One of the members of the Mariadahl church was her grandson Richard, born 18 years after her death. When he grew to manhood, he chose to become a Lutheran minister and attended the Augustana seminary in Rock Island, Illinois. As part of their ministerial training, candidates spent their summers serving Swedish communities. Richard went to Buxton, Iowa and roomed in the home of Maria Carlberg, herself a Swedish immigrant. She had been forced to take in lodgers after the death of her husband Johan in an accident at the Buxton coal mine.

Richard was attracted to Maria's daughter Johanna "Hannah" Lydia Carlberg.

Around 1908, because of what seemed to be an endless number of Swedish men in the seminary named Johnson, Richard changed his name to John Johnson Richard, which he normally wrote as J. J. Richard.

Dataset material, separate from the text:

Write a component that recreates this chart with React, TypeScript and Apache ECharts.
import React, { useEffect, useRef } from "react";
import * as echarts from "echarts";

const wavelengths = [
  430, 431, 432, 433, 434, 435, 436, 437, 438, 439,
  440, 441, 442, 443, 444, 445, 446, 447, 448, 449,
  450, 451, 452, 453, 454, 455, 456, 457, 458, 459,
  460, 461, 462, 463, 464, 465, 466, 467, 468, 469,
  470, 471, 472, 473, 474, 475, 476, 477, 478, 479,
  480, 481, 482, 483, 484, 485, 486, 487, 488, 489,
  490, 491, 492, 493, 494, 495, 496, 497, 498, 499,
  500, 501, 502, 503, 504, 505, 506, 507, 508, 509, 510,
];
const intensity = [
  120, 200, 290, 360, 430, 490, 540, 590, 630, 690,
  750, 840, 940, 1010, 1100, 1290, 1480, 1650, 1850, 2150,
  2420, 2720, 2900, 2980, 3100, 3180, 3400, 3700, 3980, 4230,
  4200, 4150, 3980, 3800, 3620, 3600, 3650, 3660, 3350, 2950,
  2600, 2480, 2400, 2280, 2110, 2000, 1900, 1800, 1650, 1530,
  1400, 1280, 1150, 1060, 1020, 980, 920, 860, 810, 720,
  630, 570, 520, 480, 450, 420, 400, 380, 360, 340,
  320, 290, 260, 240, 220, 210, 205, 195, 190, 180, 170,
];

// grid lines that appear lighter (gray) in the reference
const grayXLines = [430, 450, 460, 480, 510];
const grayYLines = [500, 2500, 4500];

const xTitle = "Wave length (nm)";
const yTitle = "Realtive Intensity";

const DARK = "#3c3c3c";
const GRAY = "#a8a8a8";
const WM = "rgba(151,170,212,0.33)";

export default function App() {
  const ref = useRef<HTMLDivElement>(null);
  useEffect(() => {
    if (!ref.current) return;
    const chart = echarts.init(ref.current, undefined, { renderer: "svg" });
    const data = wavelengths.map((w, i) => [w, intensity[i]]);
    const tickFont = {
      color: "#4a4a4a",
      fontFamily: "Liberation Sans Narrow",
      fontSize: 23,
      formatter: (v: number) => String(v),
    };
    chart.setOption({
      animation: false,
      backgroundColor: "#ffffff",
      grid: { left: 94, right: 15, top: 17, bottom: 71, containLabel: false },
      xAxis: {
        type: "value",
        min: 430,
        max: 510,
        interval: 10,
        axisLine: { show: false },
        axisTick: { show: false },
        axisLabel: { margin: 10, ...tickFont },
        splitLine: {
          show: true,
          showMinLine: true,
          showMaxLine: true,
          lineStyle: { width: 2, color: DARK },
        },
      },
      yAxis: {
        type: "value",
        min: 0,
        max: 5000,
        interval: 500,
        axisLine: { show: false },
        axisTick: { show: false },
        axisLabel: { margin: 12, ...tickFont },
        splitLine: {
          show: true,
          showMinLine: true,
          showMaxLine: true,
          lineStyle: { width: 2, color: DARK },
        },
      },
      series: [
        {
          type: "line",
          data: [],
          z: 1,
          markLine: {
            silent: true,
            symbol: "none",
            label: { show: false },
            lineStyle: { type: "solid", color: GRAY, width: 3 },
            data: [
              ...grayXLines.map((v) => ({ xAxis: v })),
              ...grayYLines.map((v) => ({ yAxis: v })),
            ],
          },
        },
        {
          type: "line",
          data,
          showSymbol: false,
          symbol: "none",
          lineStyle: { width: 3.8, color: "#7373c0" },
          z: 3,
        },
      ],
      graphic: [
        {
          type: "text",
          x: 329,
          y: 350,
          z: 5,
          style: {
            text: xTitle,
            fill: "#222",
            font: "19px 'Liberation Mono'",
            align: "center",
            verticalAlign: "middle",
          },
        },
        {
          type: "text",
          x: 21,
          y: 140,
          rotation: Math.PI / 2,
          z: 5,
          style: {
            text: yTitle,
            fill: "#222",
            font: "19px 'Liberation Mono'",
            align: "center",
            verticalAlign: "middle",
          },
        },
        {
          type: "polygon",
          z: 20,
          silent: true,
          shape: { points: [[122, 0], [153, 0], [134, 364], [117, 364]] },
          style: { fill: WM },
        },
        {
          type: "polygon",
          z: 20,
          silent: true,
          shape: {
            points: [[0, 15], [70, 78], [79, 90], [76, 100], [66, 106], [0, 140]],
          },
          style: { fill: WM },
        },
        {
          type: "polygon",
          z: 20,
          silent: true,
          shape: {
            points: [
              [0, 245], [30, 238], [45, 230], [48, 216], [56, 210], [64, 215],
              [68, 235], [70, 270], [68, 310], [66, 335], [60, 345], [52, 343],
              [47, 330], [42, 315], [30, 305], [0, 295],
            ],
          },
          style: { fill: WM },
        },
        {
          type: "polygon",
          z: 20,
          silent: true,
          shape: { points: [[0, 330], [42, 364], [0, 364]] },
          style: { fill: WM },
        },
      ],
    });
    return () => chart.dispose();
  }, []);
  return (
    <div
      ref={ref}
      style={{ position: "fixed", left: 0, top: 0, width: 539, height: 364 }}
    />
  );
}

After becoming a minister, he was posted to a rural church in Alabama. Hannah became his bride in 1910 and they went on to live in many small rural places where J.J. served as the local Lutheran minister.

Several of Hannah's uncles also lived in Buxton and they convinced their sister Maria to leave the coal mining town behind for the gold mining village of Victor, Colorado. While in Victor, Hannah's sister Hulda met and married Swedish immigrant and miner Nels Mostrom. In 1920, their daughter Edith was born, followed by my mother Edla in 1924.

By this time, Hannah and husband J.J. were posted at the Marion Hill Lutheran Church in northern Morris County, Kansas. A letter from the Richards to the Mostroms mentioned a farm that had become available just north of the church. The Mostroms moved there in 1925.

When I wrote Mom's obituary, I explained how she became a schoolteacher and accepted her first position in Burns, Kansas. And I also told how she and local farmer Edgar Freeland met and married and lived in Burns until 2000 when they moved to Manhattan.

So this tale could be just one of how little things can have a big effect. If J.J.'s experiences in the Mariadahl church had been unpleasant ones, perhaps he would never have considered becoming a minister. Being posted for the summer in Buxton was a chance event that connected him with the Carlbergs. J.J.'s and Hannah's move to Morris County and the nearby farm being vacated brought Mom's family to this part of Kansas. So while many of these and related events could not have been foretold, they had a big effect. So it was fitting that J.J.'s granddaughter Sonja - my second cousin - was among those attending the celebration of Mom's life.

But there is another part to this story and it was developing in the 1950s when my siblings and I were young. The Tuttle Creek Dam on the Blue River was built in Manhattan as part of an attempt to control flooding on the Kansas, Missouri and Mississippi rivers. During years of heavy rainfall, the water behind the dam would raise the Blue River until Mariadahl would be submerged. So the village had to be abandoned.

The cemetery was moved to the western outskirts of Olsburg about four miles to the southeast. The steeple of the church was moved to the cemetery entrance where it faces the road. The organ, originally donated by J.J's cousins, eventually made its way to the First Methodist Church in Canton, Texas.

But the Mariadahl church bell went to another destination. It hangs in the tower over the church where Mom's service was held Saturday. Some church members also believe the altar used by Rev. Jerry Reynolds during Mom's service originally stood in the Mariadahl church.

Like several of the others previously mentioned, these events played out in a way that couldn't have been foreseen. But instead of changing Mom's life, these seemed to have just created an especially appropriate setting for the service Saturday.

Top: Mariadahl church probably in the late 1950s from the Swedish history website http://www.bygdeband.se/; middle: (l-r) back: J.J. Richard's daughter Linnea, Hulda (Carlberg) Mostrom, Maria (Beckman) Carlberg, Hannah (Carlberg) Richard, J. J. Richard, middle: J. J. Richard's son Roland and daughter Dorothy; front: Edla (Mostrom) Freeland and Edith (Mostrom) Keys; bottom: altar of the First Lutheran Church behind Edla's picture, urn and friend Stan Leland's rose.